• PROVIDED RECORDS:
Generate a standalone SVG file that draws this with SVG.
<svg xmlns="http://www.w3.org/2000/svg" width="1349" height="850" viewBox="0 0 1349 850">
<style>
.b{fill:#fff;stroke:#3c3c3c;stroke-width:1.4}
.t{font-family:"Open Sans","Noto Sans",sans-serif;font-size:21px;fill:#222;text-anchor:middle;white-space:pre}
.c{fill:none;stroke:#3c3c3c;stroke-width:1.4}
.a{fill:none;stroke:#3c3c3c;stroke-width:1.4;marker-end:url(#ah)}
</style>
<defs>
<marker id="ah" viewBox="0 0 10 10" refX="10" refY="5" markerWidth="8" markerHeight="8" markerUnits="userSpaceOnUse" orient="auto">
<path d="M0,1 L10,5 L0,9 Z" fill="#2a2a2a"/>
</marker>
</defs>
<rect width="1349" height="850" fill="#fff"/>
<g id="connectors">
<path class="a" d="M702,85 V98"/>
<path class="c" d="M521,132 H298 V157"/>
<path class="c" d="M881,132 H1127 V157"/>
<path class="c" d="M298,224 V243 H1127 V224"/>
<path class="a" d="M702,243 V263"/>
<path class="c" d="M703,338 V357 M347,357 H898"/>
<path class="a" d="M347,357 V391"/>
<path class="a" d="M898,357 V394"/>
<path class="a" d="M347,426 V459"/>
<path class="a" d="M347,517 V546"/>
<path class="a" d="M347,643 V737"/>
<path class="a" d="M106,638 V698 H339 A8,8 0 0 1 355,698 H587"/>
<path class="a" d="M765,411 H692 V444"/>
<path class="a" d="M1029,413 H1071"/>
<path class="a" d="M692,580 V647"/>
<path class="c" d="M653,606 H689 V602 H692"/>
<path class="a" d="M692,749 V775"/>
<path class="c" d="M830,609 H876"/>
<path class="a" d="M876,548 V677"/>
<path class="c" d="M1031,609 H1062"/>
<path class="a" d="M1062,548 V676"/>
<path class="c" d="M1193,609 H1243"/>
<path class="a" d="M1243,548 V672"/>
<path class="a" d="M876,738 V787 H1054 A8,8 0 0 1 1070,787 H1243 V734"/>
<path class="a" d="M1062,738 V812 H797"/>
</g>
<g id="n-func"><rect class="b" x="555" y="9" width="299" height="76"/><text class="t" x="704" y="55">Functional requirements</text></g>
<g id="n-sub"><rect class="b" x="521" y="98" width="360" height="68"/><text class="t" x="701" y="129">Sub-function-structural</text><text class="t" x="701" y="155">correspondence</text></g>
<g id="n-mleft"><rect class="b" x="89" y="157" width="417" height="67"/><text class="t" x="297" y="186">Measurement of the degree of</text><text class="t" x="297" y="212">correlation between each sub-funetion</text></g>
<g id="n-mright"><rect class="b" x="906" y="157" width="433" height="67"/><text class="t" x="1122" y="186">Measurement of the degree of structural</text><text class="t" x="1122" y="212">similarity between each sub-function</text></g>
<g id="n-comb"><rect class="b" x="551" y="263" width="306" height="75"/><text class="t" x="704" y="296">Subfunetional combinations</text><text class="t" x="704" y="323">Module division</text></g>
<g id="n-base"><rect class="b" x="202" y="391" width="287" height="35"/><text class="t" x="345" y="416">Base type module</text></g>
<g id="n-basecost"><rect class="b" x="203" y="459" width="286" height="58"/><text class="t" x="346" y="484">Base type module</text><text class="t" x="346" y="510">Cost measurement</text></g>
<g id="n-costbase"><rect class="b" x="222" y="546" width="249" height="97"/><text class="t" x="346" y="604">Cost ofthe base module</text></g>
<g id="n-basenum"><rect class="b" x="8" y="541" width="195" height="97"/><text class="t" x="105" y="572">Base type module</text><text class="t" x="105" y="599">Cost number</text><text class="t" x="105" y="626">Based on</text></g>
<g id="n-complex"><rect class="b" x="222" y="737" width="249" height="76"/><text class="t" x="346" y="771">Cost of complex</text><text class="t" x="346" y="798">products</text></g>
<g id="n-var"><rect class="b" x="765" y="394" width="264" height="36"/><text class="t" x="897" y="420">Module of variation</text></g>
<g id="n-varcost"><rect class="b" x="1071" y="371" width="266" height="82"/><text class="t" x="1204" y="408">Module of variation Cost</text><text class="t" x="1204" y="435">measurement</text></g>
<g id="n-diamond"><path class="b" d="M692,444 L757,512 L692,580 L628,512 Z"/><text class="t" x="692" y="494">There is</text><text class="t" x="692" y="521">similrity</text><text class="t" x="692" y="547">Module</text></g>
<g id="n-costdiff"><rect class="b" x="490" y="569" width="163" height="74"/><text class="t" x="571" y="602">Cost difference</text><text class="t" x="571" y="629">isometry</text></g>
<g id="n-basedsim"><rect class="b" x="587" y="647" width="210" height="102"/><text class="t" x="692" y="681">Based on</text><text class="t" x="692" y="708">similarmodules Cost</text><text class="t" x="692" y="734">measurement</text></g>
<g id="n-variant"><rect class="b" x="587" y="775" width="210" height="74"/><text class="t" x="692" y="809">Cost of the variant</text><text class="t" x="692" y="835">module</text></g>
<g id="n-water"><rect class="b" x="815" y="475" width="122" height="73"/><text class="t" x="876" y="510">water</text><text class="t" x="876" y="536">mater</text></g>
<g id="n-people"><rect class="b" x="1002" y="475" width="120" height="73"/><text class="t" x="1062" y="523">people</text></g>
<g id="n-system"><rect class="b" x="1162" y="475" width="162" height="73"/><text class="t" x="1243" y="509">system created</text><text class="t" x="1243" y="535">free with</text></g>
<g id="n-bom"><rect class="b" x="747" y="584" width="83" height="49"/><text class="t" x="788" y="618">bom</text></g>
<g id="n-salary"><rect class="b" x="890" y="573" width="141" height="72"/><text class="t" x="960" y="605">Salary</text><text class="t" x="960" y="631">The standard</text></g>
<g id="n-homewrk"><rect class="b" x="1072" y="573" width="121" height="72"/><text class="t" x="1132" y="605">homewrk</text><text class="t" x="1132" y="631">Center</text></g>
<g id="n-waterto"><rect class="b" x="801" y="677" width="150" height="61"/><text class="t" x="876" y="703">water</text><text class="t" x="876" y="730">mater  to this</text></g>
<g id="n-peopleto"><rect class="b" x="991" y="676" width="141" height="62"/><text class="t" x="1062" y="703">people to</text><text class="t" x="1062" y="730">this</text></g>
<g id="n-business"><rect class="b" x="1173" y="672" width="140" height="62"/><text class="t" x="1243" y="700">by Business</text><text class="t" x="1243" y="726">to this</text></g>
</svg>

==

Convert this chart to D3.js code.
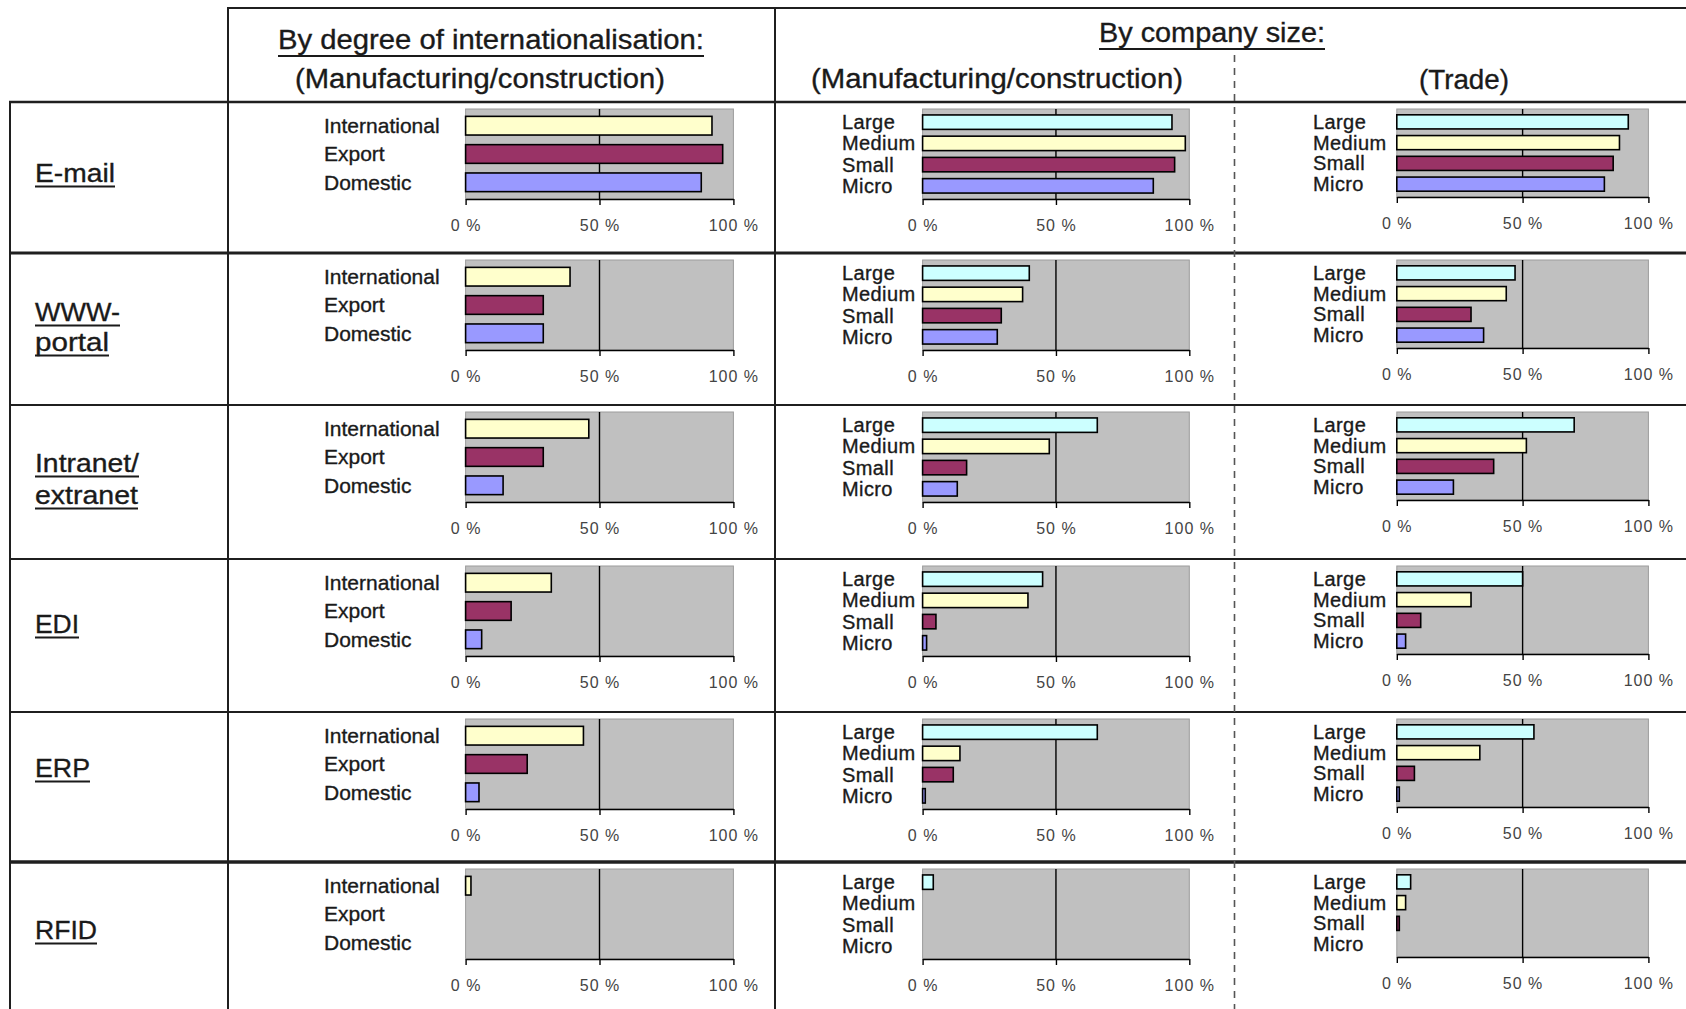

• GOAL: Copy each line that contains the word "with".

• FULL SOLUTION:
Generate a standalone SVG file that draws this with SVG.
<g id="n-system"><rect class="b" x="1162" y="475" width="162" height="73"/><text class="t" x="1243" y="509">system created</text><text class="t" x="1243" y="535">free with</text></g>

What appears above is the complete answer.